── GIVEN MATERIAL ──
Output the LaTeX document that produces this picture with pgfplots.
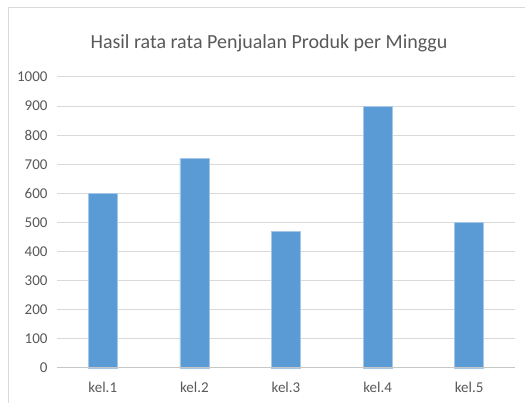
\documentclass[border=0pt]{standalone}
\usepackage{pgfplots}
\pgfplotsset{compat=1.18}
\usepackage{fontspec}
\setmainfont{Carlito}
\definecolor{barblue}{HTML}{5B9BD5}
\definecolor{gridgray}{HTML}{D9D9D9}
\definecolor{txtgray}{HTML}{595959}
\begin{document}
\begin{tikzpicture}[x=1pt,y=1pt]
\useasboundingbox (0,0) rectangle (525,403);
\fill[white] (0,0) rectangle (525,403);
\draw[gridgray, line width=1pt] (8,-10) -- (8,395) -- (540,395);
\node[text=txtgray, font=\fontsize{20}{20}\selectfont] at (269,360) {Hasil rata rata Penjualan Produk per Minggu};
\begin{axis}[
  at={(57pt,35pt)}, anchor=south west,
  scale only axis, width=458pt, height=291pt,
  xmin=-0.5, xmax=4.5, ymin=0, ymax=1000,
  ytick={0,100,...,1000},
  xtick={0,1,2,3,4},
  xticklabels={kel.1,kel.2,kel.3,kel.4,kel.5},
  axis line style={draw=none},
  axis x line*=bottom,
  axis y line*=left,
  major tick length=0pt,
  ymajorgrids, grid style={gridgray, line width=1pt},
  tick label style={text=txtgray, font=\fontsize{15}{15}\selectfont},
  /pgf/number format/assume math mode=true,
  /pgf/number format/1000 sep={},
  yticklabel style={xshift=-6pt},
  xticklabel style={yshift=-11pt},
  clip=false,
]
\addplot[ybar, bar width=29pt, fill=barblue, draw=barblue!55!white, line width=0.6pt]
  coordinates {(0,600) (1,720) (2,470) (3,900) (4,500)};
\draw[gridgray!80!gray, line width=1pt] (axis cs:-0.5,0) -- (axis cs:4.5,0);
\end{axis}
\end{tikzpicture}
\end{document}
───
Set down the material exactly, every line of it, except for the pictures.

- ANSWER TO THE TASK -
Output the LaTeX document that produces this picture with pgfplots.
\documentclass[border=0pt]{standalone}
\usepackage{pgfplots}
\pgfplotsset{compat=1.18}
\usepackage{fontspec}
\setmainfont{Carlito}
\definecolor{barblue}{HTML}{5B9BD5}
\definecolor{gridgray}{HTML}{D9D9D9}
\definecolor{txtgray}{HTML}{595959}
\begin{document}
\begin{tikzpicture}[x=1pt,y=1pt]
\useasboundingbox (0,0) rectangle (525,403);
\fill[white] (0,0) rectangle (525,403);
\draw[gridgray, line width=1pt] (8,-10) -- (8,395) -- (540,395);
\node[text=txtgray, font=\fontsize{20}{20}\selectfont] at (269,360) {Hasil rata rata Penjualan Produk per Minggu};
\begin{axis}[
  at={(57pt,35pt)}, anchor=south west,
  scale only axis, width=458pt, height=291pt,
  xmin=-0.5, xmax=4.5, ymin=0, ymax=1000,
  ytick={0,100,...,1000},
  xtick={0,1,2,3,4},
  xticklabels={kel.1,kel.2,kel.3,kel.4,kel.5},
  axis line style={draw=none},
  axis x line*=bottom,
  axis y line*=left,
  major tick length=0pt,
  ymajorgrids, grid style={gridgray, line width=1pt},
  tick label style={text=txtgray, font=\fontsize{15}{15}\selectfont},
  /pgf/number format/assume math mode=true,
  /pgf/number format/1000 sep={},
  yticklabel style={xshift=-6pt},
  xticklabel style={yshift=-11pt},
  clip=false,
]
\addplot[ybar, bar width=29pt, fill=barblue, draw=barblue!55!white, line width=0.6pt]
  coordinates {(0,600) (1,720) (2,470) (3,900) (4,500)};
\draw[gridgray!80!gray, line width=1pt] (axis cs:-0.5,0) -- (axis cs:4.5,0);
\end{axis}
\end{tikzpicture}
\end{document}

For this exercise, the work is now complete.